There are so many stories about amazing women we’ve never heard, but if the reception of Hidden Figures is any indication the desire to see them told is undeniable. Studios need to get it together, because it’s not as if there’s a shortage of women with cinematic lives. I’ve even gotten the ball rolling, and if they start now maybe they can secure themselves a seat at the Oscars in a few years. Without looking all that hard, I found four women whose stories would make killer movies.
Julie d’Aubigny
Taking “live fast, die young, bad girls do it well” to heart, in 1707 Julie d’Aubigny died at the age of 33 but filled her short life with so many adventures that it’s almost unbelievable. A sampling: She was a feminist, bisexual swashbuckler, who once broke into a convent to rescue her girlfriend and then set the place on fire; When a man insulted her she stabbed him in the shoulder, and when she felt guilty enough to go see how he was doing he forgave her and they ended up becoming lovers (Imagine having that much game, that you can literally stab someone and still be able to turn it around); She went on to be an opera singer and once famously beat the hell out of a guy who was being a creep to her and the other actresses; When three men once caught her kissing a woman, they challenged her to a duel like fools, and she destroyed them all. #goals
Mary Fields
This one might have to be more of a Netflix mini-series, because this woman’s life was so full that a single movie won’t suffice. Born a slave and freed after the Civil War, Mary Fields became besties with a nun, and lived and worked in the Old West, which was one hell of a rough place. She once fought off an entire pack of wolves with a shotgun, and was known as such a crazy badass in the city she lived in that the Mayor gave saloons- who didn’t serve alcohol to women who weren’t prostitutes- special permission to serve her whenever she wanted. Over six feet tall and known for smoking cigars, you messed with her and you got wrecked. When some pissbaby white guy complained that a black woman was making more money than him and started talking trash, she literally shot him in the ass. She also tried running a restaurant, but it closed rather quickly because she served anyone who was hungry whether or not they could pay. She was also the second woman and first black person to work for the US Post Office. Mary Fields lived to be 82, not bad for that time, and especially incredible for someone whose life was so rough.
Nancy Wake
A British WWII Special Operations Executive agent who was the Gestapo’s most wanted person (there was a 5 million franc reward on her head), Nancy Wake was called “the White Mouse” because she was so good at evading capture. But more importantly, and perhaps the most badass thing I’ve ever heard: during a raid, in order to stop an SS guard from raising alarm, Wake killed him intently with a judo chop to the throat. SHE THROAT PUNCHED A NAZI TO DEATH IN ONE GO. Bonus: it was the first time she had ever actually done it in real life and was apparently “really surprised” by the result.
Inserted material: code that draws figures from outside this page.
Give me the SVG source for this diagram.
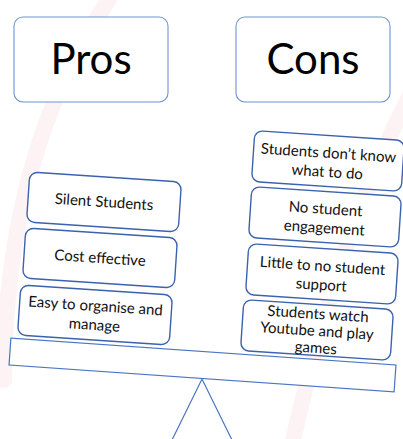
<svg xmlns="http://www.w3.org/2000/svg" width="403" height="439" viewBox="0 0 403 439">
<style>
.head{fill:#ffffff;stroke:#6f93d4;stroke-width:1.1}
.card{fill:#ffffff;stroke:#3a62ad;stroke-width:1.4}
.bar{fill:#ffffff;stroke:#4a74c4;stroke-width:1.2}
.line{fill:none;stroke:#4a74c4;stroke-width:1.2}
.big{font-family:Lato,"Liberation Sans",sans-serif;font-size:42px;fill:#000000;text-anchor:middle}
.t{font-family:Lato,"Liberation Sans",sans-serif;font-size:15px;fill:#111111;text-anchor:middle}
.wm{fill:none;stroke:#fdf3f4;stroke-width:16;stroke-linecap:round}
</style>
<rect width="403" height="439" fill="#ffffff"/>
<g id="watermark">
<path class="wm" d="M 112 -5 Q 5 150 4 380"/>
<path class="wm" d="M 410 95 Q 340 230 292 445"/>
</g>
<g id="pros">
<rect class="head" x="14" y="17" width="154" height="85" rx="9"/>
<text class="big" x="91" y="74">Pros</text>
</g>
<g id="cons">
<rect class="head" x="236" y="17" width="154" height="85" rx="9"/>
<text class="big" x="313" y="74">Cons</text>
</g>
<g id="fulcrum">
<path class="line" d="M 172 440 L 202 379 L 232 440"/>
</g>
<g id="beam" transform="translate(202.5 365) rotate(4)">
<rect class="bar" x="-193" y="-13.5" width="386" height="27"/>
</g>
<g id="pro-silent" transform="translate(104 202) rotate(3.8)">
<rect class="card" x="-76" y="-25" width="152" height="50" rx="8"/>
<text class="t" x="0" y="5">Silent Students</text>
</g>
<g id="pro-cost" transform="translate(100 258) rotate(3.8)">
<rect class="card" x="-76" y="-25" width="152" height="50" rx="8"/>
<text class="t" x="0" y="5">Cost effective</text>
</g>
<g id="pro-easy" transform="translate(95 315) rotate(3.8)">
<rect class="card" x="-76" y="-25" width="152" height="50" rx="8"/>
<text class="t" x="0" y="-4">Easy to organise and</text>
<text class="t" x="0" y="15">manage</text>
</g>
<g id="con-know" transform="translate(328 161) rotate(3.8)">
<rect class="card" x="-75" y="-25.5" width="150" height="51" rx="8"/>
<text class="t" x="0" y="-3">Students don’t know</text>
<text class="t" x="0" y="16">what to do</text>
</g>
<g id="con-engage" transform="translate(325 217) rotate(3.8)">
<rect class="card" x="-75" y="-25.5" width="150" height="51" rx="8"/>
<text class="t" x="0" y="-3">No student</text>
<text class="t" x="0" y="16">engagement</text>
</g>
<g id="con-support" transform="translate(322 274) rotate(3.8)">
<rect class="card" x="-75" y="-25.5" width="150" height="51" rx="8"/>
<text class="t" x="0" y="-3">Little to no student</text>
<text class="t" x="0" y="16">support</text>
</g>
<g id="con-youtube" transform="translate(317 330) rotate(3.8)">
<rect class="card" x="-75" y="-25.5" width="150" height="51" rx="8"/>
<text class="t" x="0" y="-11">Students watch</text>
<text class="t" x="0" y="6">Youtube and play</text>
<text class="t" x="0" y="23">games</text>
</g>
<g id="connectors"/>
</svg>
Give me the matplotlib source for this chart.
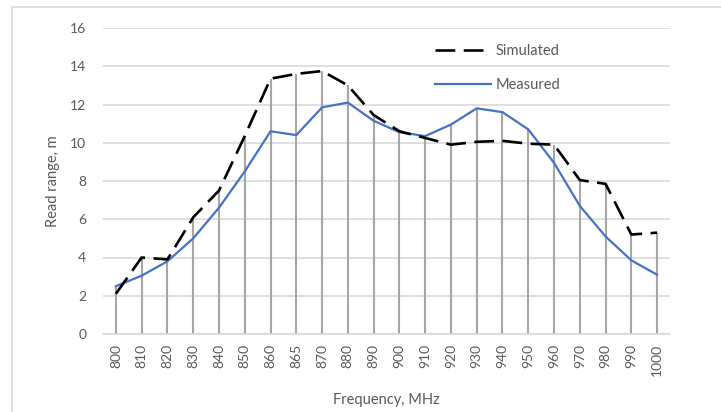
import matplotlib as mpl
mpl.use('Agg')
import matplotlib.pyplot as plt
from matplotlib.patches import Rectangle
import numpy as np

plt.rcParams['font.family'] = ['Lato', 'DejaVu Sans']

freqs = ['800', '810', '820', '830', '840', '850', '860', '865', '870', '880', '890',
         '900', '910', '920', '930', '940', '950', '960', '970', '980', '990', '1000']
simulated = [2.1, 4.0, 3.9, 6.1, 7.5, 10.35, 13.35, 13.6, 13.75, 13.0, 11.45,
             10.6, 10.25, 9.9, 10.05, 10.1, 9.95, 9.9, 8.05, 7.85, 5.2, 5.3]
measured = [2.5, 3.05, 3.8, 5.0, 6.6, 8.5, 10.6, 10.4, 11.85, 12.1, 11.15,
            10.55, 10.35, 10.95, 11.8, 11.6, 10.7, 8.95, 6.7, 5.1, 3.85, 3.1]

grey = '#595959'
x = np.arange(len(freqs))

fig = plt.figure(figsize=(7.21, 4.12), dpi=100)
ax = fig.add_axes([103/721, 1-334/412, (670-103)/721, (334-28)/412])

# chart frame
fig.patches.append(Rectangle((12/721, -0.1), 1.0, 1-7/412+0.1, transform=fig.transFigure,
                             fill=False, edgecolor='#D9D9D9', lw=1.2))

top = np.maximum(simulated, measured)
ax.vlines(x, 0, top, color='#A6A6A6', lw=1.5, zorder=2)
ax.plot(x, simulated, color='black', lw=1.9, dashes=(7.5, 3.2), label='Simulated', zorder=4)
ax.plot(x, measured, color='#4472C4', lw=1.6, label='Measured', zorder=3)

ax.set_xlim(-0.5, len(freqs) - 0.5)
ax.set_ylim(0, 16)
ax.set_yticks(range(0, 17, 2))
ax.set_xticks(x)
ax.set_xticklabels(freqs, rotation=90)
ax.grid(axis='y', color='#D9D9D9', lw=1.2)
ax.set_axisbelow(True)
for s in ['top', 'right', 'left']:
    ax.spines[s].set_visible(False)
ax.spines['bottom'].set_color('#D9D9D9')
ax.spines['bottom'].set_linewidth(1.2)
ax.tick_params(axis='both', length=0, colors=grey, labelsize=10)
ax.tick_params(axis='y', pad=12)
ax.tick_params(axis='x', pad=7)

ax.set_xlabel('Frequency, MHz', color=grey, fontsize=10.5, labelpad=12)
ax.set_ylabel('Read range, m', color=grey, fontsize=10.5, labelpad=7)

leg = ax.legend(loc='upper left', bbox_to_anchor=(428/721, 1-37/412), bbox_transform=fig.transFigure,
                frameon=False, fontsize=10.5, handlelength=3.8, handletextpad=0.35,
                labelspacing=1.35, borderpad=0)
for t in leg.get_texts():
    t.set_color(grey)

fig.savefig('out.png', dpi=100)
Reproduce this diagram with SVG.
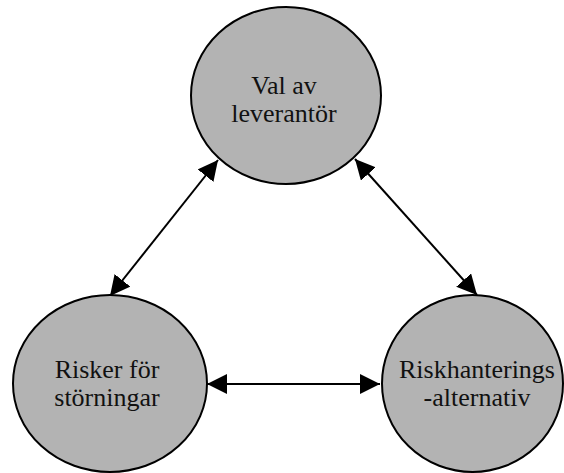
<svg xmlns="http://www.w3.org/2000/svg" width="564" height="473" viewBox="0 0 564 473">
  <style>
    .node { fill: #b3b3b3; stroke: #000; stroke-width: 2; }
    .label { font-family: 'Liberation Serif', serif; font-size: 26px; fill: #111; text-anchor: middle; }
    .link { stroke: #000; stroke-width: 2; fill: none; marker-start: url(#head); marker-end: url(#head); }
  </style>
  <defs>
    <marker id="head" markerUnits="userSpaceOnUse" markerWidth="20" markerHeight="20" refX="20" refY="10" orient="auto-start-reverse" viewBox="0 0 20 20">
      <path d="M0,0 L20,10 L0,20 z" fill="#000"/>
    </marker>
  </defs>
  <rect width="564" height="473" fill="#fff"/>

  <g id="connectors">
    <line class="link" x1="218" y1="160" x2="110" y2="296"/>
    <line class="link" x1="355" y1="159" x2="477" y2="295"/>
    <line class="link" x1="207" y1="384" x2="380" y2="384"/>
  </g>

  <g id="val-av-leverantor">
    <ellipse class="node" cx="286" cy="95.5" rx="95" ry="88.5"/>
    <text class="label" x="284" y="94">Val av</text>
    <text class="label" x="284" y="122">leverantör</text>
  </g>

  <g id="risker-for-storningar">
    <ellipse class="node" cx="110" cy="383.5" rx="97" ry="88.5"/>
    <text class="label" x="107" y="378">Risker för</text>
    <text class="label" x="107" y="406">störningar</text>
  </g>

  <g id="riskhanteringsalternativ">
    <ellipse class="node" cx="472.5" cy="383.5" rx="90.5" ry="88.5"/>
    <text class="label" x="477" y="378">Riskhanterings</text>
    <text class="label" x="477" y="406">-alternativ</text>
  </g>
</svg>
That one scene alone would be worth the price of admission.
Deborah Sampson
Maybe it’s because we just celebrated the Fourth of July, but I’m feeling it for women who fight for their country. Did you know that a teenage girl, Sybil Ludington, rode twice the distance of Paul Revere to warn American troops that the British were coming? And yet almost nobody has ever heard her name, while every American has heard that stupid poem about the Midnight Ride. She would be a good biopic subject too, but my first thought was about Deborah Sampson. Taller than a lot of the men of her time at 5 feet 9 inches, Sampson disguised herself as a man in order to fight in the Revolutionary War, but was shot twice during her first battle. Afraid that she would be discovered, she dug out a musket ball out of her leg on her own with a knife and ran away. She was eventually discovered, but was given an honorable discharge in a time when women were usually punished for serving disguised as a man. Deborah had to fight for, and won, back pay that was withheld from her and her friend Paul Revere (who I was kind of bitter about a few sentences ago but actually seemed like a pretty cool guy) wrote to the government arguing that she should receive a military pension, which she would later receive.
What other women are long overdue for a biopic?